La falsa dicotomía entre interpretación y transformación
Volvamos a la provocadora tesis de Marx sobre Feuerbach. La oposición que plantea entre interpretar el mundo y transformarlo es no sólo falsa sino peligrosa. En realidad, la interpretación profunda es la condición necesaria para cualquier transformación exitosa. Más aún: en el proceso de interpretación verdaderamente profunda, frecuentemente descubrimos que la transformación que imaginábamos necesaria es, o bien innecesaria, o bien debe tomar una forma muy diferente a la inicialmente concebida.
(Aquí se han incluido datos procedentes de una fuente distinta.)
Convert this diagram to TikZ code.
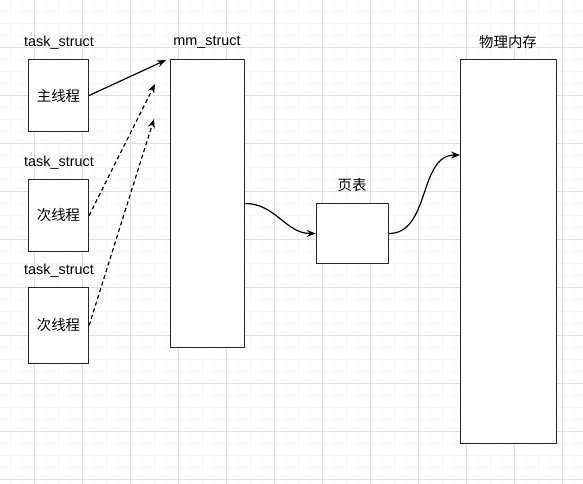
\documentclass[tikz,border=0pt]{standalone}
\usepackage{fontspec}
\setmainfont{Liberation Sans}
\newfontfamily\cjk{Noto Sans CJK SC}
\usetikzlibrary{arrows.meta}
\definecolor{gridmajor}{RGB}{222,222,222}
\definecolor{gridminor}{RGB}{247,247,247}
\begin{document}
\begin{tikzpicture}[x=1pt,y=-1pt,
    box/.style={draw=black!85,line width=1.2pt,fill=white,inner sep=0pt},
    lbl/.style={font=\fontsize{14.4}{17}\selectfont,inner sep=0pt},
    link/.style={line width=1.2pt,-{Stealth[length=9pt,width=7pt,inset=3pt]}},
    minorline/.style={gridminor,line width=1pt},
    majorline/.style={gridmajor,line width=1pt}]
    \useasboundingbox[fill=white] (0,0) rectangle (583,484);
    % background grid
    \foreach \k in {0,...,48} \draw[minorline] ({10.3+12*\k},0) -- ++(0,484);
    \foreach \k in {0,...,40} \draw[minorline] (0,{11.3+12*\k}) -- ++(583,0);
    \foreach \k in {0,...,11} \draw[majorline] ({34.3+48*\k},0) -- ++(0,484);
    \foreach \k in {0,...,9} \draw[majorline] (0,{47.3+48*\k}) -- ++(583,0);

    \coordinate (mmin1) at (166,60);
    \coordinate (mmin2) at (155,84);
    \coordinate (mmin3) at (154,119);
    \coordinate (memin) at (460,155);

    \node[box,minimum width=60pt,minimum height=72pt,font=\cjk\fontsize{14.4}{17}\selectfont] (main) at (58.5,95.5) {主线程};
    \node[box,minimum width=60pt,minimum height=72pt,font=\cjk\fontsize{14.4}{17}\selectfont] (sub1) at (58.5,215.5) {次线程};
    \node[box,minimum width=60pt,minimum height=76pt,font=\cjk\fontsize{14.4}{17}\selectfont] (sub2) at (58.5,325.5) {次线程};
    \node[box,minimum width=74.5pt,minimum height=288.5pt] (mm) at (207.5,203.5) {};
    \node[box,minimum width=72pt,minimum height=60.5pt] (pt) at (352.3,233.5) {};
    \node[box,minimum width=96pt,minimum height=384.5pt] (mem) at (508.3,251.5) {};

    \node[lbl] (l1) at (59,42.5) {task\_struct};
    \node[lbl] (l2) at (59,162.5) {task\_struct};
    \node[lbl] (l3) at (59,270.5) {task\_struct};
    \node[lbl] (lmm) at (207,42.5) {mm\_struct};
    \node[lbl,font=\cjk\fontsize{14.4}{17}\selectfont] (lpt) at (352,185.5) {页表};
    \node[lbl,font=\cjk\fontsize{14.4}{17}\selectfont] (lmem) at (508,42) {物理内存};

    \draw[link] (main.east) -- (mmin1);
    \draw[link,dash pattern=on 4pt off 3pt] (sub1.east) -- (mmin2);
    \draw[link,dash pattern=on 4pt off 3pt] (sub2.east) -- (mmin3);
    \draw[link] (mm.east) to[out=0,in=180] (pt.west);
    \draw[link] (pt.east) to[out=0,in=180] (memin);
  \end{tikzpicture}
\end{document}
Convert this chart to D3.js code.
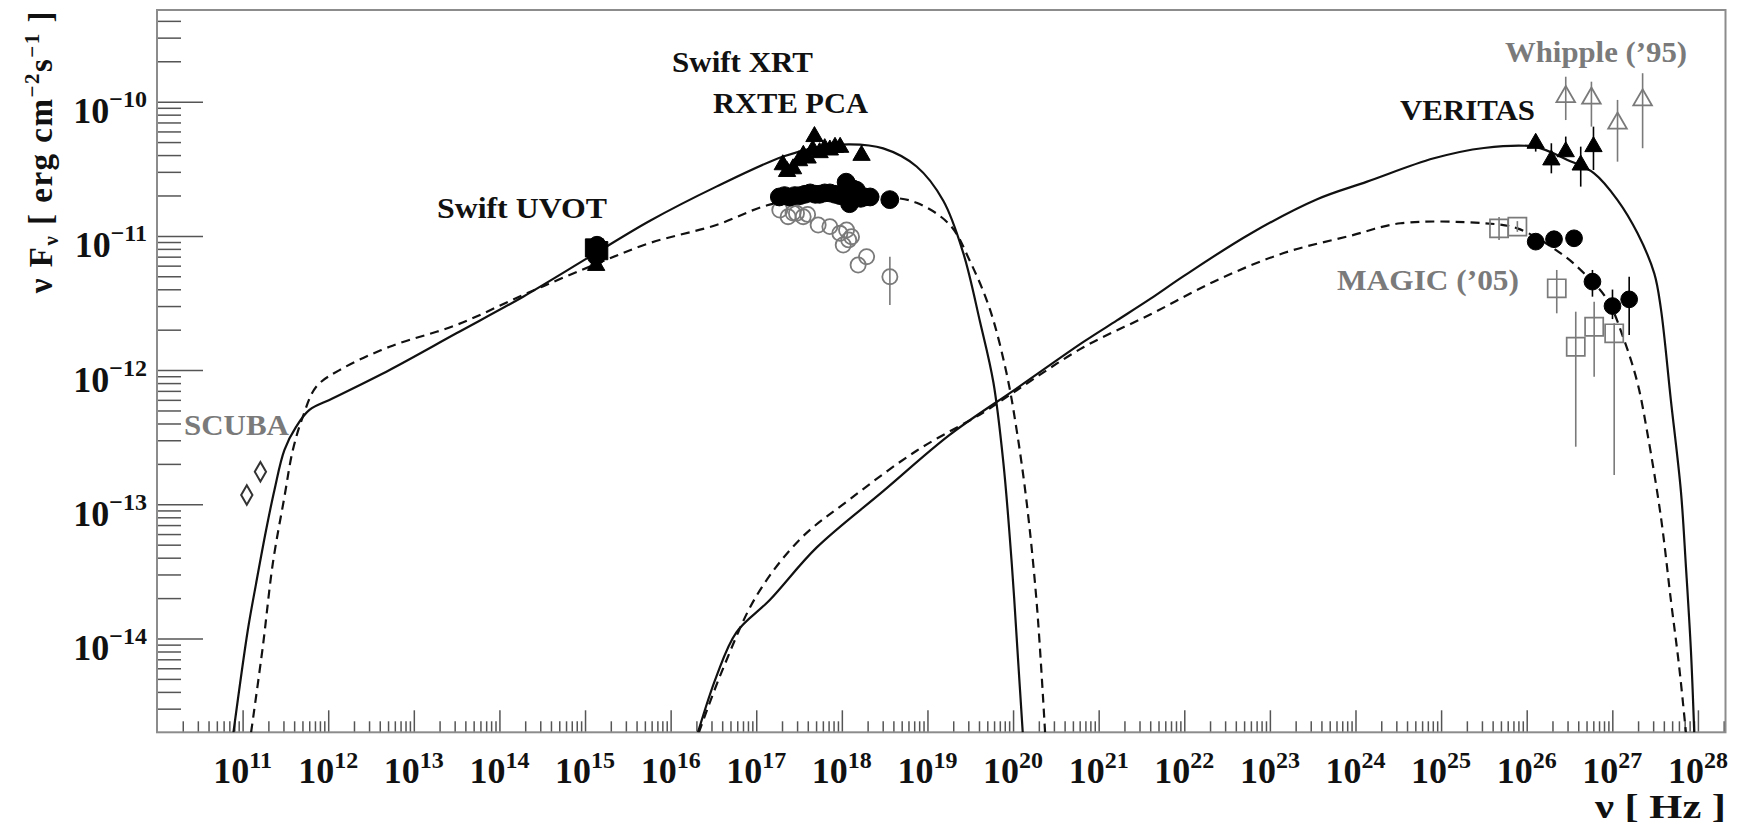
<!DOCTYPE html>
<html>
<head>
<meta charset="utf-8">
<script src="https://cdn.jsdelivr.net/npm/d3@7"></script>
<style>
  body { margin: 0; background: #fff; }
  #chart { width: 1746px; height: 825px; }
  text { font-family: "Liberation Serif", "Times New Roman", serif; font-weight: bold; }
</style>
</head>
<body>
<div id="chart"></div>
<script>
// all values are [log10 nu (Hz), log10 nuFnu (erg cm-2 s-1)]
// error bars, where present: [.., .., logHigh, logLow]

// model curves
const syncSolid = [
    [10.893, -14.70], [11.061, -13.937], [11.158, -13.589], [11.275, -13.19], [11.372, -12.893],
    [11.489, -12.595], [11.626, -12.422], [11.781, -12.297], [12.055, -12.21], [12.717, -11.999],
    [13.497, -11.726], [14.277, -11.453], [15.056, -11.155], [15.754, -10.889], [16.534, -10.633],
    [17.314, -10.408], [17.704, -10.342], [18.094, -10.318], [18.483, -10.348], [18.873, -10.483],
    [19.185, -10.738], [19.419, -11.129], [19.614, -11.64], [19.770, -12.091], [19.887, -12.692],
    [19.985, -13.443], [20.062, -14.194], [20.113, -14.70]
];
const syncDashed = [
    [11.099, -14.70], [11.236, -14.061], [11.353, -13.44], [11.489, -12.943], [11.587, -12.595],
    [11.704, -12.347], [11.86, -12.124], [12.132, -12.0], [12.717, -11.826], [13.497, -11.664],
    [14.277, -11.44], [15.056, -11.229], [15.754, -11.054], [16.534, -10.919], [17.119, -10.774],
    [17.704, -10.709], [18.483, -10.709], [18.873, -10.753], [19.263, -10.919], [19.497, -11.189],
    [19.731, -11.55], [19.926, -12.03], [20.043, -12.451], [20.160, -12.992], [20.277, -13.743],
    [20.374, -14.70]
];
const icSolid = [
    [16.319, -14.70], [16.534, -14.284], [16.768, -13.954], [17.158, -13.713], [17.704, -13.323],
    [18.483, -12.902], [19.263, -12.481], [20.043, -12.136], [20.822, -11.79], [21.213, -11.630],
    [21.602, -11.47], [21.992, -11.30], [22.772, -10.984], [23.552, -10.727], [24.136, -10.596],
    [24.916, -10.422], [25.50, -10.345], [26.086, -10.335], [26.476, -10.434], [26.788, -10.534],
    [27.061, -10.733], [27.295, -10.981], [27.49, -11.279], [27.567, -11.54], [27.684, -12.223],
    [27.801, -12.9], [27.86, -13.465], [27.918, -14.086], [27.957, -14.70]
];
const icDashed = [
    [16.33, -14.70], [16.612, -14.224], [17.002, -13.683], [17.509, -13.262], [18.094, -12.962],
    [18.873, -12.601], [19.653, -12.316], [20.043, -12.15], [20.822, -11.83], [21.602, -11.586],
    [22.382, -11.33], [23.161, -11.128], [23.941, -10.999], [24.526, -10.906], [25.50, -10.906],
    [25.891, -10.944], [26.398, -11.13], [26.67, -11.279], [26.944, -11.478], [27.138, -11.776],
    [27.295, -12.098], [27.41, -12.471], [27.567, -13.092], [27.684, -13.713], [27.781, -14.21],
    [27.86, -14.70]
];

// data points
const scuba = [[11.049, -12.931], [11.208, -12.757]];
const uvotSquares = [[15.11, -11.09], [15.16, -11.11]];
const uvotCircles = [[15.13, -11.15], [15.14, -11.07]];
const uvotTriangles = [[15.13, -11.22]];
const xrayTriangles = [
    [17.31, -10.47], [17.36, -10.52], [17.43, -10.50], [17.50, -10.44], [17.55, -10.40],
    [17.60, -10.42], [17.66, -10.36], [17.68, -10.26], [17.74, -10.38], [17.80, -10.35],
    [17.86, -10.36], [17.92, -10.34], [17.98, -10.34], [18.23, -10.40]
];
const xrayFilled = [
    [17.27, -10.71], [17.33, -10.70], [17.39, -10.71], [17.45, -10.70], [17.51, -10.70],
    [17.57, -10.69], [17.63, -10.68], [17.69, -10.69], [17.74, -10.69], [17.80, -10.68],
    [17.86, -10.68], [17.92, -10.69], [17.98, -10.70], [18.05, -10.60], [18.09, -10.76],
    [18.13, -10.65], [18.17, -10.66], [18.22, -10.72], [18.27, -10.71], [18.33, -10.71],
    [18.56, -10.73, -10.69, -10.77]
];
const xrayOpen = [
    [17.275, -10.807], [17.372, -10.857], [17.43, -10.83], [17.47, -10.832], [17.548, -10.857],
    [17.60, -10.84], [17.723, -10.919], [17.86, -10.931], [17.977, -10.981], [18.055, -10.956],
    [18.113, -11.006], [18.016, -11.068], [18.08, -11.03], [18.289, -11.155], [18.19, -11.217],
    [18.561, -11.304, -11.155, -11.515]
];
const veritas = [
    [26.105, -10.31, -10.25, -10.372], [26.288, -10.434, -10.31, -10.534], [26.456, -10.373, -10.26, -10.41],
    [26.631, -10.472, -10.335, -10.633], [26.78, -10.335, -10.186, -10.509]
];
const whipple = [
    [26.456, -9.963, -9.814, -10.137], [26.756, -9.975, -9.851, -10.186],
    [27.061, -10.161, -9.987, -10.447], [27.354, -9.987, -9.788, -10.347]
];
const tevCircles = [
    [26.105, -11.043, -11.0, -11.09], [26.319, -11.025, -10.99, -11.07], [26.553, -11.018, -10.99, -11.05],
    [26.768, -11.341, -11.254, -11.453], [27.002, -11.523, -11.40, -11.62], [27.197, -11.473, -11.304, -11.738]
];
const magic = [
    [25.677, -10.944, -10.86, -11.03], [25.891, -10.931, -10.89, -10.97], [26.351, -11.391, -11.254, -11.577],
    [26.573, -11.826, -11.565, -12.571], [26.788, -11.677, -11.49, -12.049], [27.022, -11.726, -11.651, -12.782]
];

// tick labels
const xDecades = [11, 12, 13, 14, 15, 16, 17, 18, 19, 20, 21, 22, 23, 24, 25, 26, 27, 28];
const yDecades = [-10, -11, -12, -13, -14];

const width = 1746;
const height = 825;
const plot = {left: 157, right: 1725.5, top: 10, bottom: 732.3};

const svg = d3.select("#chart")
    .append("svg")
    .attr("width", width)
    .attr("height", height);

svg.append("rect").attr("width", width).attr("height", height).attr("fill", "#fff");

// Scales
const xScale = d3.scaleLog()
    .domain([1e10, 2.1e28])
    .range([plot.left, plot.right]);

const yScale = d3.scaleLog()
    .domain([2.0e-15, 4.82e-10])
    .range([plot.bottom, plot.top]);

const P = v => Math.pow(10, v);
const px = d => xScale(P(d[0]));
const py = d => yScale(P(d[1]));

// tick positions (2..9 in every decade)
const xMinor = [], yMinor = [];
for (let e = 10; e <= 28; e++) {
    for (let m = 2; m <= 9; m++) {
        if (m * Math.pow(10, e) < 2.1e28) xMinor.push(m * Math.pow(10, e));
    }
}
for (let e = -15; e <= -10; e++) {
    for (let m = 2; m <= 9; m++) {
        const v = m * Math.pow(10, e);
        if (v > 2.0e-15 && v < 4.82e-10) yMinor.push(v);
    }
}

// Axes (ticks only, frame drawn separately)
function styleAxis(g) {
    g.select(".domain").remove();
    g.selectAll("line").attr("stroke", "#555").attr("stroke-width", 1.5);
}

svg.append("g")
    .attr("transform", `translate(0,${plot.bottom})`)
    .call(d3.axisBottom(xScale).tickValues(xMinor).tickSize(-11).tickFormat(""))
    .call(styleAxis);
svg.append("g")
    .attr("transform", `translate(0,${plot.bottom})`)
    .call(d3.axisBottom(xScale).tickValues(d3.range(11, 29).map(P)).tickSize(-22).tickFormat(""))
    .call(styleAxis);
svg.append("g")
    .attr("transform", `translate(${plot.left},0)`)
    .call(d3.axisLeft(yScale).tickValues(yMinor).tickSize(-24).tickFormat(""))
    .call(styleAxis);
svg.append("g")
    .attr("transform", `translate(${plot.left},0)`)
    .call(d3.axisLeft(yScale).tickValues(d3.range(-14, -9).map(P)).tickSize(-46).tickFormat(""))
    .call(styleAxis);

// Frame
svg.append("rect")
    .attr("x", plot.left)
    .attr("y", plot.top)
    .attr("width", plot.right - plot.left)
    .attr("height", plot.bottom - plot.top)
    .attr("fill", "none")
    .attr("stroke", "#8c8c8c")
    .attr("stroke-width", 2);

// Tick labels
xDecades.forEach(function(k) {
    const t = svg.append("text")
        .attr("x", xScale(P(k)))
        .attr("y", 783)
        .attr("text-anchor", "middle")
        .attr("fill", "#111");
    t.append("tspan").attr("font-size", 36).text("10");
    t.append("tspan").attr("font-size", 24).attr("dy", -15).text(k);
});

yDecades.forEach(function(k) {
    const t = svg.append("text")
        .attr("x", 147)
        .attr("y", yScale(P(k)) + 21.5)
        .attr("text-anchor", "end")
        .attr("fill", "#111");
    t.append("tspan").attr("font-size", 36).text("10");
    t.append("tspan").attr("font-size", 24).attr("dy", -16).text("\u2212" + Math.abs(k));
});

// Axis titles
const yTitle = svg.append("text")
    .attr("transform", "translate(52,10) rotate(-90)")
    .attr("text-anchor", "end")
    .attr("font-size", 33)
    .attr("letter-spacing", 1.5)
    .attr("fill", "#111");
yTitle.append("tspan").text("\u03bd F");
yTitle.append("tspan").attr("font-size", 21).attr("dy", 6).text("\u03bd");
yTitle.append("tspan").attr("dy", -6).text(" [ erg cm");
yTitle.append("tspan").attr("font-size", 21).attr("dy", -13).text("\u22122");
yTitle.append("tspan").attr("dy", 13).text("s");
yTitle.append("tspan").attr("font-size", 21).attr("dy", -13).text("\u22121");
yTitle.append("tspan").attr("dy", 13).text(" ]");

svg.append("text")
    .attr("x", 1726)
    .attr("y", 818)
    .attr("text-anchor", "end")
    .attr("font-size", 34)
    .attr("fill", "#111")
    .attr("textLength", 131)
    .attr("lengthAdjust", "spacingAndGlyphs")
    .text("\u03bd [ Hz ]");

// Curves
svg.append("clipPath").attr("id", "clip")
    .append("rect")
    .attr("x", plot.left).attr("y", plot.top)
    .attr("width", plot.right - plot.left).attr("height", plot.bottom - plot.top);

const line = d3.line()
    .x(px)
    .y(py)
    .curve(d3.curveCatmullRom.alpha(0.5));

const curves = svg.append("g").attr("clip-path", "url(#clip)");
[syncSolid, icSolid].forEach(function(c) {
    curves.append("path").datum(c)
        .attr("d", line)
        .attr("fill", "none")
        .attr("stroke", "#111")
        .attr("stroke-width", 2.2);
});
[syncDashed, icDashed].forEach(function(c) {
    curves.append("path").datum(c)
        .attr("d", line)
        .attr("fill", "none")
        .attr("stroke", "#111")
        .attr("stroke-width", 2.2)
        .attr("stroke-dasharray", "9,6");
});

// Markers
function plotPoints(data, type, size, fill, stroke, sw) {
    const g = svg.append("g");
    data.filter(d => d.length > 2).forEach(function(d) {
        g.append("line")
            .attr("x1", px(d)).attr("x2", px(d))
            .attr("y1", yScale(P(d[2]))).attr("y2", yScale(P(d[3])))
            .attr("stroke", stroke)
            .attr("stroke-width", 1.6);
    });
    g.selectAll("path")
        .data(data)
        .enter()
        .append("path")
        .attr("transform", d => `translate(${px(d)},${py(d)})`)
        .attr("d", d3.symbol().type(type).size(size))
        .attr("fill", fill)
        .attr("stroke", stroke)
        .attr("stroke-width", sw);
}

const grey = "#7a7a7a";
plotPoints(scuba, d3.symbolDiamond, 110, "none", "#333", 2);
plotPoints(xrayOpen, d3.symbolCircle, 180, "none", grey, 1.8);
plotPoints(magic, d3.symbolSquare, 330, "none", grey, 1.7);
plotPoints(whipple, d3.symbolTriangle, 150, "none", grey, 1.8);
plotPoints(uvotSquares, d3.symbolSquare, 330, "#000", "#000", 1);
plotPoints(uvotCircles, d3.symbolCircle, 250, "#000", "#000", 1);
plotPoints(uvotTriangles, d3.symbolTriangle, 130, "#000", "#000", 1);
plotPoints(xrayFilled, d3.symbolCircle, 250, "#000", "#000", 1);
plotPoints(xrayTriangles, d3.symbolTriangle, 130, "#000", "#000", 1);
plotPoints(veritas, d3.symbolTriangle, 130, "#000", "#000", 1);
plotPoints(tevCircles, d3.symbolCircle, 220, "#000", "#000", 1);

// Labels
const labels = [
    {text: "Swift XRT", x: 672, y: 71.5, w: 141, color: "#111"},
    {text: "RXTE PCA", x: 713, y: 113, w: 155, color: "#111"},
    {text: "Swift UVOT", x: 437, y: 218, w: 170, color: "#111"},
    {text: "VERITAS", x: 1400, y: 120, w: 135, color: "#111"},
    {text: "Whipple (\u201995)", x: 1505, y: 62, w: 182, color: grey},
    {text: "MAGIC (\u201905)", x: 1337, y: 290, w: 182, color: grey},
    {text: "SCUBA", x: 184, y: 435, w: 105, color: grey}
];
svg.selectAll(".label")
    .data(labels)
    .enter()
    .append("text")
    .attr("class", "label")
    .attr("x", d => d.x)
    .attr("y", d => d.y)
    .attr("font-size", 29)
    .attr("fill", d => d.color)
    .attr("textLength", d => d.w)
    .attr("lengthAdjust", "spacingAndGlyphs")
    .text(d => d.text);
</script>
</body>
</html>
Los grandes reformadores exitosos de la historia —aquellos cuyas reformas perduraron y mejoraron genuinamente la condición humana— fueron primero grandes intérpretes de su realidad. Comprendieron profundamente lo que querían cambiar, identificaron con precisión los puntos de intervención efectivos, anticiparon las resistencias y adaptaciones necesarias.
El método científico y sus límites en lo social
Los ingenieros sociales frecuentemente invocan el método científico como justificación para sus experimentos sociales. Si la ciencia progresa mediante hipótesis, experimentación y corrección de errores, ¿por qué no puede hacer lo mismo la reforma social? La respuesta revela una diferencia fundamental entre el mundo natural y el social.
En el laboratorio, podemos repetir experimentos, aislar variables, descartar resultados fallidos sin consecuencias permanentes. En la sociedad, cada "experimento" altera irreversiblemente el tejido social. No podemos volver atrás y "repetir el experimento" con condiciones ligeramente diferentes. Los seres humanos no son partículas en un acelerador ni ratones en un laberinto; son sujetos con derechos, con dignidad, con proyectos de vida que merecen respeto. Como señaló Robert Nozick con su habitual agudeza, hay cosas que no podemos hacer a las personas sin violar sus derechos fundamentales, incluso si el resultado agregado fuera positivo. El método de ensayo y error, tan fructífero en las ciencias naturales, encuentra límites éticos infranqueables cuando se aplica a seres humanos.
El verdadero radicalismo de la prudencia
Concluyo con una paradoja que espero haya quedado clara a lo largo de esta reflexión: en un mundo obsesionado con el cambio por el cambio mismo, la actitud verdaderamente radical puede ser la prudencia reaccionaria. Cuando todos corren hacia adelante sin mirar dónde pisan, detenerse a examinar el terreno no es cobardía sino sabiduría.
La reacción prudente no es enemiga del progreso genuino. Al contrario, es su condición de posibilidad. Solo comprendiendo profundamente lo que tenemos podemos mejorarlo sin destruir inadvertidamente aquello que, aunque imperfecto, cumple funciones vitales. Solo respetando la complejidad de lo existente podemos aspirar a reformas que perduren y mejoren genuinamente la condición humana.
En última instancia, la prudencia reaccionaria es un acto de humildad intelectual. Es reconocer que el mundo es más complejo que nuestros modelos, que las sociedades humanas no son máquinas que podamos desarmar y reconstruir a voluntad, que cada generación hereda un legado imperfecto pero valioso que debe ser comprendido antes de ser transformado.
En tiempos de cambio acelerado y transformación constante, esta humildad no es conservadurismo obtuso sino sabiduría necesaria. Es, quizás, la actitud más revolucionaria de todas: la que insiste en que antes de derribar la valla, debemos entender por qué está allí. Solo entonces podremos decidir, con conocimiento y prudencia, si debe permanecer o si ha llegado el momento de removerla.